Well-Ordering Theorem without Axiom of Regularity

Question

Personally, I am not fond of the Axiom of Regularity. Some alternative models in set theory use the negation of the Axiom of Regularity as an axiom (non well-founded theories). I am curious if the Well-Ordering Theorem is provable in this theories — I greatly suspect that the answer is no but would appreciate any kind of insight in this matter.

Answer 1

There is no actual appeal to the axiom of regularity in the usual proof of the well-ordering theorem, assuming the axiom of choice.
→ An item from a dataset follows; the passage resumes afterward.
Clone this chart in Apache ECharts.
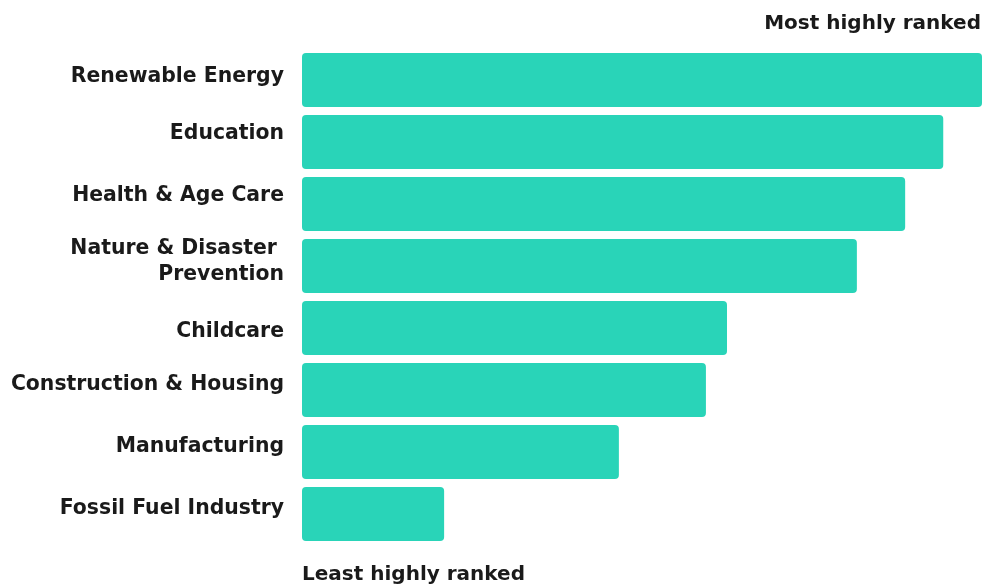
<!DOCTYPE html>
<html>
<head>
<meta charset="utf-8">
<script src="https://cdn.jsdelivr.net/npm/echarts@6/dist/echarts.min.js"></script>
<style>
html,body{margin:0;padding:0;background:#fff;}
#chart{width:984px;height:584px;}
</style>
</head>
<body>
<div id="chart"></div>
<script>
// Categories listed bottom-to-top (ECharts category y axis starts at the bottom)
var categories = [
  "Fossil Fuel Industry",
  "Manufacturing",
  "Construction & Housing",
  "Childcare",
  "Nature & Disaster \nPrevention",
  "Health & Age Care",
  "Education",
  "Renewable Energy"
];
var values = [20.9, 46.6, 59.4, 62.5, 81.6, 88.7, 94.3, 100];
var topLabel = "Most highly ranked";
var bottomLabel = "Least highly ranked";

// vertical nudge (px, positive = up) for each category label, as in the reference
var labelLift = [5.5, 5.5, 5.5, -4, 4.5, 8.5, 8, 3.5];

var FONT = '"DejaVu Sans", sans-serif';
var TEXT = '#1a1a1a';

var rich = {};
labelLift.forEach(function (l, i) {
  rich['g' + i] = {fontSize: 1, lineHeight: Math.max(1, 2 * Math.abs(l))};
});

var chart = echarts.init(document.getElementById('chart'), null, {renderer: 'canvas'});
chart.setOption({
  animation: false,
  backgroundColor: '#ffffff',
  title: [
    {text: topLabel, right: 3, top: 14, padding: 0,
     textStyle: {fontFamily: FONT, fontWeight: 'bold', fontSize: 20, color: TEXT}},
    {text: bottomLabel, left: 302, top: 565, padding: 0,
     textStyle: {fontFamily: FONT, fontWeight: 'bold', fontSize: 20, color: TEXT}}
  ],
  grid: {left: 302, right: 2, top: 49, bottom: 39, containLabel: false},
  xAxis: {type: 'value', min: 0, max: 100, show: false},
  yAxis: {
    type: 'category', data: categories,
    axisLine: {show: false}, axisTick: {show: false}, splitLine: {show: false},
    axisLabel: {
      margin: 18, fontFamily: FONT, fontWeight: 'bold', fontSize: 20.4,
      color: TEXT, lineHeight: 26, align: 'right',
      formatter: function (value, index) {
        var l = labelLift[index];
        var gap = '{g' + index + '| }';
        return l >= 0 ? value + '\n' + gap : gap + '\n' + value;
      },
      rich: rich
    }
  },
  series: [{
    type: 'bar', data: values, barWidth: 54,
    itemStyle: {color: '#29D4B8', borderRadius: 4},
    silent: true
  }]
});
</script>
</body>
</html>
Instead we invoke the power set and replacement axioms in quite a strong way. The transfinite recursion is not applied on $\in$, but rather on the ordinals. And even without the axiom of regularity (at least in the presence of replacement), we have the same ordinal structure.

Of course, if you reject the axiom of choice as well, then this is no longer true. If you reject replacement, then things become slightly trickier, but we can use separation instead. If you reject that as well, then perhaps you should list the axioms you allow.

It should be noted that Zermelo in his initial set theory didn't have neither replacement nor regularity. But it sufficed to prove the well-ordering theorem just the same.

(Something that might be proved useful is A.R.D Mathias' paper "The Strength of the Mac Lane Set Theory" in which there is a table of set theories, their assumptions and some consequences, there he points out that the equivalence of the axiom of choice and the well-ordering theorem is provable in a weak system he denotes as $\sf M_0$.)